¿Cómo llamar la atención de la maquinaria
mediática en una década devorada por el sensacionalismo y la desesperación por
un sentido? ¿Qué ocurre cuando el amor se alía con la rabia en un país que
convierte el crimen en espectáculo? ¿Son Mickey y Mallory los verdaderos
asesinos por naturaleza, o apenas reflejos deformes de una sociedad que perdió
su brújula moral?
El asfalto recibe la tosca caricia de los neumáticos del carruaje infernal que arrastra a Mickey Knox y Mallory. Huyen de un mundo que los moldeó con violencia y los arrojó al desecho. Ella, hija de un padre abusivo y una madre indiferente, él, prisionero de un sistema laboral sin futuro, ambos hijos bastardos del sueño americano. La suya no es una fuga, sino una cruzada mística y sangrienta, una performance de horror pop que los convierte en santos patronos de la rabia noventera.
Una parada en una anodina cafetería al borde
de la carretera desata la chispa: cámaras, titulares, documentales, obsesión
nacional. La televisión, voraz e insaciable, los devora y regurgita en forma de
ídolos. En una era que ya no cree en héroes ni en padres fundadores, la
audiencia necesita monstruos para creer en algo. Así, Mickey y Mallory se
convierten en la respuesta sacrílega a los valores que naufragaron en la
posguerra, la guerra de Vietnam y la resaca Reagan.
Oliver Stone, con la pluma de un Quentin Tarantino joven y provocador como detonante, construye una ópera fílmica rabiosa, fragmentada, hipersaturada. Se sirve de todos los lenguajes televisivos posibles: sitcoms, noticieros amarillistas, true crime, telerrealidad, video musical. La película es un zapping esquizofrénico por el inconsciente estadounidense. No hay descanso. La cámara se sacude, los colores cambian, la forma se subvierte. La violencia se vuelve estética, el crimen, mitología.
En su travesía, la pareja se encuentra con
chamanes en el desierto, cárceles infestadas de locura, detectives ególatras y
showmen morbosos como Wayne Gale (Robert Downey Jr.), un periodista que vende
tragedia como entretenimiento.
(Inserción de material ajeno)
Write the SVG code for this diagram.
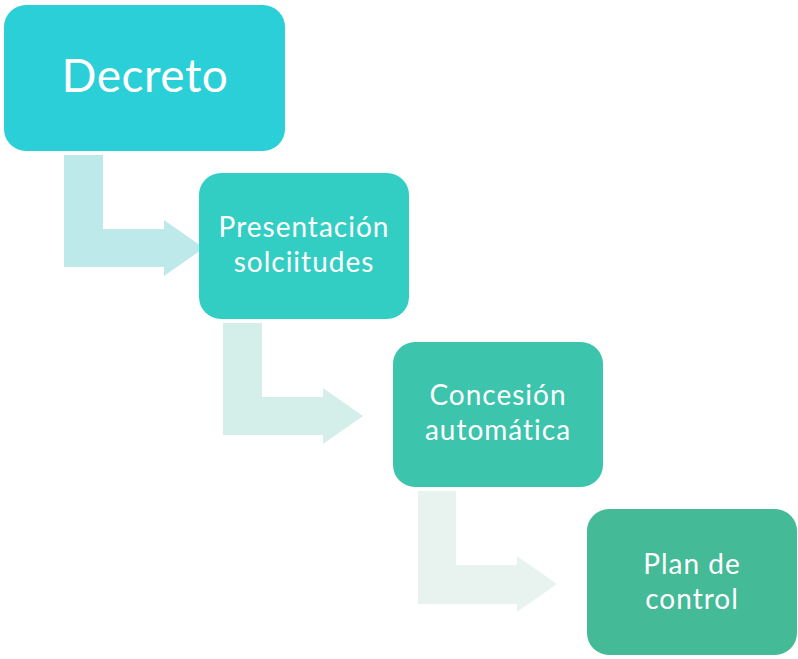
<svg xmlns="http://www.w3.org/2000/svg" width="798" height="659" viewBox="0 0 798 659">
<style>
.lbl{font-family:Lato,"Noto Sans","Liberation Sans",sans-serif;fill:#fff;text-anchor:middle}
.sm{font-size:28px;letter-spacing:1px}
</style>
<rect width="798" height="659" fill="#fff"/>
<g id="connectors">
<path d="M64,155 H103 V229 H164 V220 L204,248 L164,276 V267 H64 Z" fill="#BEE9EB"/>
<path d="M223,323 H262 V397 H323 V388 L363,416 L323,444 V435 H223 Z" fill="#D4EEEA"/>
<path d="M418,491 H456 V565 H517 V556 L557,584 L517,612 V604 H418 Z" fill="#E8F3EF"/>
</g>
<g id="n1">
<rect x="4" y="5" width="281" height="146" rx="22" fill="#2ACFD8"/>
<text class="lbl" x="145" y="92" font-size="46" letter-spacing="0.5">Decreto</text>
</g>
<g id="n2">
<rect x="199" y="173" width="210" height="146" rx="22" fill="#33CEC3"/>
<text class="lbl sm" x="304" y="237">Presentación</text>
<text class="lbl sm" x="304" y="272">solciitudes</text>
</g>
<g id="n3">
<rect x="393" y="342" width="210" height="145" rx="22" fill="#3CC4AC"/>
<text class="lbl sm" x="498" y="405">Concesión</text>
<text class="lbl sm" x="498" y="440">automática</text>
</g>
<g id="n4">
<rect x="587" y="509" width="210" height="146" rx="22" fill="#44BA97"/>
<text class="lbl sm" x="692" y="574">Plan de</text>
<text class="lbl sm" x="692" y="609">control</text>
</g>
</svg>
Cada personaje es una alegoría más de ese país
que ha perdido el norte, obsesionado con la fama, el rating, la transgresión
como única forma de existir.
Natural Born Killers no solo se inspira en mitologías del crimen como Bonnie & Clyde,
sino que bebe directamente del caso de Charles Starkweather y Caril Ann Fugate.
En palabras del periodista Hunter S. Thompson:
“Charles Starkweather, asesino serial que en
1958 dejó una seguidilla de once muertos entre Nebraska y Wyoming junto a su
novia menor de edad Caril Ann Fugate (tres de esos muertos eran la madre, la
hermana y el padrastro de ella). Murió en la silla eléctrica al año siguiente,
a los veintidós años. Oliver Stone y Quentin Tarantino se inspiraron en la
pareja para el guion de Natural Born Killers.”
Pero más allá del hecho criminal o de la crítica a los medios, lo que hace inolvidable esta película es su capacidad para incomodar, para desarmar al espectador, para enfrentarlo a su propia complicidad. Porque al final, Natural Born Killers no trata solo de dos asesinos enamorados, sino de una sociedad que los crea, los eleva, los consume y los olvida. Una sociedad que prefiere el horror en prime time a mirar dentro de sí.